Action Fraud, the UK's national reporting centre for fraud and cyber crime, has recorded over £2 million in losses since the tour announcement. That is a conservative estimate, as many cases go unreported due to embarrassment or the sheer velocity of the scams. The average loss per victim stands at £350, which for a generation already squeezed by student debt and housing costs is not negligible.
Let us consider the mechanics of the scam. The perpetrators purchased domain names that closely resembled official ticketing sites, deploying SEO tactics to rank high in search results. Once a fan entered their payment details, the money was gone. No gilt-edged security here. No liquidity. Just a pure, unsecured liability on the part of the buyer.
The Bank of England has warned about the risks of 'fear of missing out' driving asset bubbles. The same psychology is at play here. BTS fans, like any investor group, are prone to herd behaviour. When they see a limited supply of tickets and a flood of demand, their discount rate for risk drops to zero. They fail to perform due diligence, which in this case would be verifying the seller's credentials or the domain's legitimacy.
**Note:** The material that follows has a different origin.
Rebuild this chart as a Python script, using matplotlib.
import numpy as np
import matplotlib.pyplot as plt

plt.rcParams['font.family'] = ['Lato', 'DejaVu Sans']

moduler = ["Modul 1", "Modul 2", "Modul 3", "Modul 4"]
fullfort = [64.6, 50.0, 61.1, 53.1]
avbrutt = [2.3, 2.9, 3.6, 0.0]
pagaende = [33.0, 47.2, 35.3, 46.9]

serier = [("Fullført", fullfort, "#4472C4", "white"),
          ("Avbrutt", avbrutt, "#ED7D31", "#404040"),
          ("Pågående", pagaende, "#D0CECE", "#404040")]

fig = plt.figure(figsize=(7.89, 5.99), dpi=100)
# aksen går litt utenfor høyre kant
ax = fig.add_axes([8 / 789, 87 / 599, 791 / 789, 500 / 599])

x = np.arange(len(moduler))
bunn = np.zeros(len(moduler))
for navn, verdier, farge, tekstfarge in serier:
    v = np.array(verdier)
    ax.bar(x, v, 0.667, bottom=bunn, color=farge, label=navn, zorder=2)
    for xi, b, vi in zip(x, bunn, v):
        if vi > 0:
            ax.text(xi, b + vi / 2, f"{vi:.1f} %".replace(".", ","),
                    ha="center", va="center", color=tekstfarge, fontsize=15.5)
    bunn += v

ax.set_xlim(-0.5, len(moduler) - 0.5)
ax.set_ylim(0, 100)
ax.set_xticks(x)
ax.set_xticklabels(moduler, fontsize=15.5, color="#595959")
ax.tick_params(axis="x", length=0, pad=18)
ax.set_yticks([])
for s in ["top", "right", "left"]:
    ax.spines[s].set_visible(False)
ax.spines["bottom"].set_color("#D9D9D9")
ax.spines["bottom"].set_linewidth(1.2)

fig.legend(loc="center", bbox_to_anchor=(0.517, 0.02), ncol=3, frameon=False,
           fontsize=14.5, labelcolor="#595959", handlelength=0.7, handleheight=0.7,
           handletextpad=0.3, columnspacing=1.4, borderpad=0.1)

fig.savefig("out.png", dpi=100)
This is not just a consumer issue. It is a market efficiency issue. When secondary markets for tickets are unregulated and opaque, they attract bad actors. The UK's cyber security authorities have stepped in with a public alert, but that is akin to the Treasury issuing a warning about inflation after the fact. The damage is already priced in.
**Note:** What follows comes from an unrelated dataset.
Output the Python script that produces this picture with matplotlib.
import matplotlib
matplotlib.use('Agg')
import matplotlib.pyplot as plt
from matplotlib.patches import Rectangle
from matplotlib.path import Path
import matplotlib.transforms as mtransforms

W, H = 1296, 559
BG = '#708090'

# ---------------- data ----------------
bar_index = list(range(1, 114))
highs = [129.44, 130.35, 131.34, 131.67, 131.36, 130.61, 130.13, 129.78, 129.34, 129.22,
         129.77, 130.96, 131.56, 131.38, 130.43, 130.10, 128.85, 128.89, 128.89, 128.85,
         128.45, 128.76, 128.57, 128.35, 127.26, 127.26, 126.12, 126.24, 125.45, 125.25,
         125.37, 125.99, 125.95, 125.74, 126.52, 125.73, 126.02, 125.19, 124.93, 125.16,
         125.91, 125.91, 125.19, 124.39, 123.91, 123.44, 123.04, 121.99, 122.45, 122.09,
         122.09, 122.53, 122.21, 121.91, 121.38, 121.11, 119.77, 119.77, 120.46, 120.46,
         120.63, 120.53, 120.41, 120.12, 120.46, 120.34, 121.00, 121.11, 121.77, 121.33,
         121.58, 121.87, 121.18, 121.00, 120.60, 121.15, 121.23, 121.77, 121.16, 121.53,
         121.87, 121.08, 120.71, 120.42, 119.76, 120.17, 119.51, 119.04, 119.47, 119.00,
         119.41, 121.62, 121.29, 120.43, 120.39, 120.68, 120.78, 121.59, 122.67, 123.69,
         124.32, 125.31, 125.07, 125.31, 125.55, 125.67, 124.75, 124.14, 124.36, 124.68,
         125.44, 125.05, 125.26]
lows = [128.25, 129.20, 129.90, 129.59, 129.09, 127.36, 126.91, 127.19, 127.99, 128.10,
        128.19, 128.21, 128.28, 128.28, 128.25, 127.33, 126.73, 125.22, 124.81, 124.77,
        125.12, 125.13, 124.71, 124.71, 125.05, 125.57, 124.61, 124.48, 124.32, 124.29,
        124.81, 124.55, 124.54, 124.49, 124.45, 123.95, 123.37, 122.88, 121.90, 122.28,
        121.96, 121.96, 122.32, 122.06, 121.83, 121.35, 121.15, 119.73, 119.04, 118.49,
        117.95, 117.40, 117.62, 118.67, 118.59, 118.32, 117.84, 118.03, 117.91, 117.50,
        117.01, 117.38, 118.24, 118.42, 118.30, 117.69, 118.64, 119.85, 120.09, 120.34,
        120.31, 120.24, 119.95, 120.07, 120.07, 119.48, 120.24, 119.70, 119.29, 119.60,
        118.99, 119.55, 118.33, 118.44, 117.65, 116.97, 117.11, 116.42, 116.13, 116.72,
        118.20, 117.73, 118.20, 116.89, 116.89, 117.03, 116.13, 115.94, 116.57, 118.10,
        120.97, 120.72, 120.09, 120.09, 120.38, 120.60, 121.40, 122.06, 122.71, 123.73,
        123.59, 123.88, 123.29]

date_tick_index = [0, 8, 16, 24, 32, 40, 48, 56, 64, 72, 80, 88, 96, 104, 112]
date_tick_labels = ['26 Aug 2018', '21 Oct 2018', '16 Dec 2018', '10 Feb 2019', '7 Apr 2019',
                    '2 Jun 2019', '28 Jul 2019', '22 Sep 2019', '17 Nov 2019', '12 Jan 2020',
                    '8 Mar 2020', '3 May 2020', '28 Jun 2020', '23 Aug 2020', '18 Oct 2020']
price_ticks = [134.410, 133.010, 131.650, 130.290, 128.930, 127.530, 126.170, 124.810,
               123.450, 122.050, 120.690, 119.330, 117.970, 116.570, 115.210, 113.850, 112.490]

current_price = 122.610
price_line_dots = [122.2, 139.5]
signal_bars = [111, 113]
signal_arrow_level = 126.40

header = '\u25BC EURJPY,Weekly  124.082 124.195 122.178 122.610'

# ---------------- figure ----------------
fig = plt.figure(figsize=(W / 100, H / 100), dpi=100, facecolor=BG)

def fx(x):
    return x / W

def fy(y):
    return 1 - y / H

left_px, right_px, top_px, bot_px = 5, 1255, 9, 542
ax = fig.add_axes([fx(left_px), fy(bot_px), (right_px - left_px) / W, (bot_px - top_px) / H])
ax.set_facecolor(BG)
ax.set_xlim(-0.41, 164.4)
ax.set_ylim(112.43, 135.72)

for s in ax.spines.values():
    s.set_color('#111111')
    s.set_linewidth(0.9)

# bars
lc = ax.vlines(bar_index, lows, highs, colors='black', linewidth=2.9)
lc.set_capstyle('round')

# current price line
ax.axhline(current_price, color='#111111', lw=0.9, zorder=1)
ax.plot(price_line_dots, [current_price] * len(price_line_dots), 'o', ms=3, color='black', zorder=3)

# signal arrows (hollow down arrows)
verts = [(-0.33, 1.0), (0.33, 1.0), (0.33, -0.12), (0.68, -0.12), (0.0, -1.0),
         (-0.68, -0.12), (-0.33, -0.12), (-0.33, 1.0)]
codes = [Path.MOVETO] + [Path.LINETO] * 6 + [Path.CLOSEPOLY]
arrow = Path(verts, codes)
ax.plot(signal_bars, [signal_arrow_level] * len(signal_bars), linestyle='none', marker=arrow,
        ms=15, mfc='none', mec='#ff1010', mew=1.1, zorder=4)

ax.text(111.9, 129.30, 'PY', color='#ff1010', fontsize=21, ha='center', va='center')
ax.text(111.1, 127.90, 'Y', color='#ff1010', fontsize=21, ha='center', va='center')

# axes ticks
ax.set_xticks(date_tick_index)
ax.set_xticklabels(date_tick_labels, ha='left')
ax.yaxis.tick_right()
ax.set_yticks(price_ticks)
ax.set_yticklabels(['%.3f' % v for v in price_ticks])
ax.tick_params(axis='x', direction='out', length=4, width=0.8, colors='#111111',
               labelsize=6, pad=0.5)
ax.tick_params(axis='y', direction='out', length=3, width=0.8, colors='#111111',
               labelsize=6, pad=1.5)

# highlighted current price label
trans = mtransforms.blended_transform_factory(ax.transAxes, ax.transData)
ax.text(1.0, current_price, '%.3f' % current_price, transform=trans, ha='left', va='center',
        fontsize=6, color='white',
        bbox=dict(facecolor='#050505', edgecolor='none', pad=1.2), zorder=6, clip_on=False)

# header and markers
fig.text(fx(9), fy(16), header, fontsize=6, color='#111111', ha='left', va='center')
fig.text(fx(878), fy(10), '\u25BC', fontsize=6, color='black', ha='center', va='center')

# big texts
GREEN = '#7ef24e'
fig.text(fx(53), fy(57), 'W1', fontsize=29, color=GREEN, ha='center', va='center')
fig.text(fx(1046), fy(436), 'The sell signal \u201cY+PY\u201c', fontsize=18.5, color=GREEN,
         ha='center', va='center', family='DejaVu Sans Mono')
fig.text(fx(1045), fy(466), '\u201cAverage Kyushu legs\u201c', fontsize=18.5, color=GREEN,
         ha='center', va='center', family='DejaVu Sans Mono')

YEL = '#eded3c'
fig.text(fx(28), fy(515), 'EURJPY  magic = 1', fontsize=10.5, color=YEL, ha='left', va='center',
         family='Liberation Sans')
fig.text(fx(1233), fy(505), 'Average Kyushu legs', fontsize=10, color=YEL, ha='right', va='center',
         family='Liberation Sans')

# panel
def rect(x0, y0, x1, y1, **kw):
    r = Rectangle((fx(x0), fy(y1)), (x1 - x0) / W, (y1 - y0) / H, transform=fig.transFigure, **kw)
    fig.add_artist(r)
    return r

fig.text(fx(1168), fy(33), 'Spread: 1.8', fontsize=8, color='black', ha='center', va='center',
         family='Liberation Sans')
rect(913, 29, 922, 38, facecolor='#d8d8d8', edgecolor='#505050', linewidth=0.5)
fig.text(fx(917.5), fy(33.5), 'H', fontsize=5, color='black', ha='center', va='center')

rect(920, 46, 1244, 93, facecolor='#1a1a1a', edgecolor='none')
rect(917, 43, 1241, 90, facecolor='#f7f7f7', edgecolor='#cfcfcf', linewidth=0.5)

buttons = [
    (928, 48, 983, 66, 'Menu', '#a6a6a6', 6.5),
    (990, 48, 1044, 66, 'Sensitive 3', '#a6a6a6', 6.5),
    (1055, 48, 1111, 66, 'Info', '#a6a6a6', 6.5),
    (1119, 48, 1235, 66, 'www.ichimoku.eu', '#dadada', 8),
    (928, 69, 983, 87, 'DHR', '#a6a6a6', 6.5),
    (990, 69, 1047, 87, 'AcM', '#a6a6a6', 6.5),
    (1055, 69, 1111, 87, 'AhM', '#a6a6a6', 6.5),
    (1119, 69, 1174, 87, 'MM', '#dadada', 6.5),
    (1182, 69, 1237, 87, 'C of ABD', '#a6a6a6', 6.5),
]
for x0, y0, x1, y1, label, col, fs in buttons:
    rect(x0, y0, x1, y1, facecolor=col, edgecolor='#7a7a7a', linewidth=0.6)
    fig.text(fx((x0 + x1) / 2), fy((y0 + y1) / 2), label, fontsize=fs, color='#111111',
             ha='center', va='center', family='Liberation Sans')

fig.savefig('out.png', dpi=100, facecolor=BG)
For the victims, the recovery rate is abysmal. Unlike a bank failure where the Financial Services Compensation Scheme offers a £85,000 safety net, ticket fraud offers no such protection. The scammers typically launder the proceeds through cryptocurrency exchanges, making traceability nearly impossible. The Bank of England's own research on illicit finance has highlighted the role of digital assets in such schemes.
What is the lesson here? That markets, even for concert tickets, require transparency and regulation to function properly. The BTS fans who lost thousands are not just victims of crime but of a systemic failure in market infrastructure. Until secondary ticketing platforms are subject to the same oversight as the London Stock Exchange, punters will continue to be exploited.
In the meantime, I advise fans to treat ticket purchases as a high-risk investment. Only buy from authorised sellers. Diversify your sources. And never commit capital you cannot afford to lose. The BTS comeback may be a sublime event, but the market around it is anything but.